======== DATA

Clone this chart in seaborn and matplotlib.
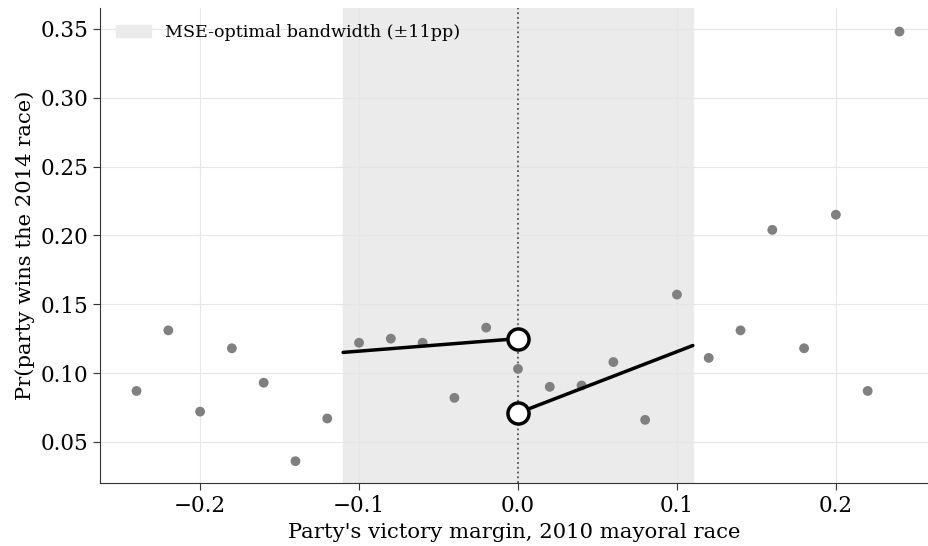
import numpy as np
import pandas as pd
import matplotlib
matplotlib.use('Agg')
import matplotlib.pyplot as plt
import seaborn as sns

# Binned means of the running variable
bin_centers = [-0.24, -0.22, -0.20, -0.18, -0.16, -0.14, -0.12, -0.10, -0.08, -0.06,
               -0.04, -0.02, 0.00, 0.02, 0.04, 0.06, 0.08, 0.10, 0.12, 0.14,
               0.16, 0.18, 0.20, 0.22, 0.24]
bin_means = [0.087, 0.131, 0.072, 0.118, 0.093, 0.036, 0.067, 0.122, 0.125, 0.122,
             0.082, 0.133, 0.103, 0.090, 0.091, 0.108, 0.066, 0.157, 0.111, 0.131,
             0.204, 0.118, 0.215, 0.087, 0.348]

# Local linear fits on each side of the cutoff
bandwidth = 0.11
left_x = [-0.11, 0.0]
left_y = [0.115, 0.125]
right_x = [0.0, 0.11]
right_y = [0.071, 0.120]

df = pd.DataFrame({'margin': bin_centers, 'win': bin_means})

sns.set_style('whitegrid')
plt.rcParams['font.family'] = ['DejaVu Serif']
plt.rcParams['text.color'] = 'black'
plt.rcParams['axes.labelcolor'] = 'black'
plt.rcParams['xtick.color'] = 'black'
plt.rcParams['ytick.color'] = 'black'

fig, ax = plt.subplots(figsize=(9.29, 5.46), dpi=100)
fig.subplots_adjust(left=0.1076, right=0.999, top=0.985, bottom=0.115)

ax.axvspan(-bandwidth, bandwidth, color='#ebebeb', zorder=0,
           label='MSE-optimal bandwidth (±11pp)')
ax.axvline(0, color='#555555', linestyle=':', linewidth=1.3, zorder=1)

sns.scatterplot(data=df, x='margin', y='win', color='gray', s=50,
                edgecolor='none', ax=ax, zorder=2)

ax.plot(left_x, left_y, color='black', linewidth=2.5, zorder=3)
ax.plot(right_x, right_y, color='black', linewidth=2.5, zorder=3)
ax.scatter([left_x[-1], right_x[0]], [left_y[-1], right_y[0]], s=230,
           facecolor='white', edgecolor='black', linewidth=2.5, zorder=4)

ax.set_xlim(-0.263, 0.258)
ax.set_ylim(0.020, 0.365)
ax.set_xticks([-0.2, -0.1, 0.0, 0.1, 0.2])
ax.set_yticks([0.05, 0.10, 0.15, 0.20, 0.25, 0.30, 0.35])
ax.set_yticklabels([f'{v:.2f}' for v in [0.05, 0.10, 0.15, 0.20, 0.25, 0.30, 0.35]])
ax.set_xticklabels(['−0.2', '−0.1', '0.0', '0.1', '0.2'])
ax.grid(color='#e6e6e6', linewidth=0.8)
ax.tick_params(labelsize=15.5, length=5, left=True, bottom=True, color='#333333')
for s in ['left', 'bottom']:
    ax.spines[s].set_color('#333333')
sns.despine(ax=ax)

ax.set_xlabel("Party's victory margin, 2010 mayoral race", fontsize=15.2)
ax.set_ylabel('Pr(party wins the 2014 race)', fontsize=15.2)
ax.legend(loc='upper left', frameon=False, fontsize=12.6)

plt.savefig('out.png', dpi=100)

================

**SET PROBLEM**
Drop the images and repeat the data exactly.

**COMPLETED TASK**
Clone this chart in seaborn and matplotlib.
import numpy as np
import pandas as pd
import matplotlib
matplotlib.use('Agg')
import matplotlib.pyplot as plt
import seaborn as sns

# Binned means of the running variable
bin_centers = [-0.24, -0.22, -0.20, -0.18, -0.16, -0.14, -0.12, -0.10, -0.08, -0.06,
               -0.04, -0.02, 0.00, 0.02, 0.04, 0.06, 0.08, 0.10, 0.12, 0.14,
               0.16, 0.18, 0.20, 0.22, 0.24]
bin_means = [0.087, 0.131, 0.072, 0.118, 0.093, 0.036, 0.067, 0.122, 0.125, 0.122,
             0.082, 0.133, 0.103, 0.090, 0.091, 0.108, 0.066, 0.157, 0.111, 0.131,
             0.204, 0.118, 0.215, 0.087, 0.348]

# Local linear fits on each side of the cutoff
bandwidth = 0.11
left_x = [-0.11, 0.0]
left_y = [0.115, 0.125]
right_x = [0.0, 0.11]
right_y = [0.071, 0.120]

df = pd.DataFrame({'margin': bin_centers, 'win': bin_means})

sns.set_style('whitegrid')
plt.rcParams['font.family'] = ['DejaVu Serif']
plt.rcParams['text.color'] = 'black'
plt.rcParams['axes.labelcolor'] = 'black'
plt.rcParams['xtick.color'] = 'black'
plt.rcParams['ytick.color'] = 'black'

fig, ax = plt.subplots(figsize=(9.29, 5.46), dpi=100)
fig.subplots_adjust(left=0.1076, right=0.999, top=0.985, bottom=0.115)

ax.axvspan(-bandwidth, bandwidth, color='#ebebeb', zorder=0,
           label='MSE-optimal bandwidth (±11pp)')
ax.axvline(0, color='#555555', linestyle=':', linewidth=1.3, zorder=1)

sns.scatterplot(data=df, x='margin', y='win', color='gray', s=50,
                edgecolor='none', ax=ax, zorder=2)

ax.plot(left_x, left_y, color='black', linewidth=2.5, zorder=3)
ax.plot(right_x, right_y, color='black', linewidth=2.5, zorder=3)
ax.scatter([left_x[-1], right_x[0]], [left_y[-1], right_y[0]], s=230,
           facecolor='white', edgecolor='black', linewidth=2.5, zorder=4)

ax.set_xlim(-0.263, 0.258)
ax.set_ylim(0.020, 0.365)
ax.set_xticks([-0.2, -0.1, 0.0, 0.1, 0.2])
ax.set_yticks([0.05, 0.10, 0.15, 0.20, 0.25, 0.30, 0.35])
ax.set_yticklabels([f'{v:.2f}' for v in [0.05, 0.10, 0.15, 0.20, 0.25, 0.30, 0.35]])
ax.set_xticklabels(['−0.2', '−0.1', '0.0', '0.1', '0.2'])
ax.grid(color='#e6e6e6', linewidth=0.8)
ax.tick_params(labelsize=15.5, length=5, left=True, bottom=True, color='#333333')
for s in ['left', 'bottom']:
    ax.spines[s].set_color('#333333')
sns.despine(ax=ax)

ax.set_xlabel("Party's victory margin, 2010 mayoral race", fontsize=15.2)
ax.set_ylabel('Pr(party wins the 2014 race)', fontsize=15.2)
ax.legend(loc='upper left', frameon=False, fontsize=12.6)

plt.savefig('out.png', dpi=100)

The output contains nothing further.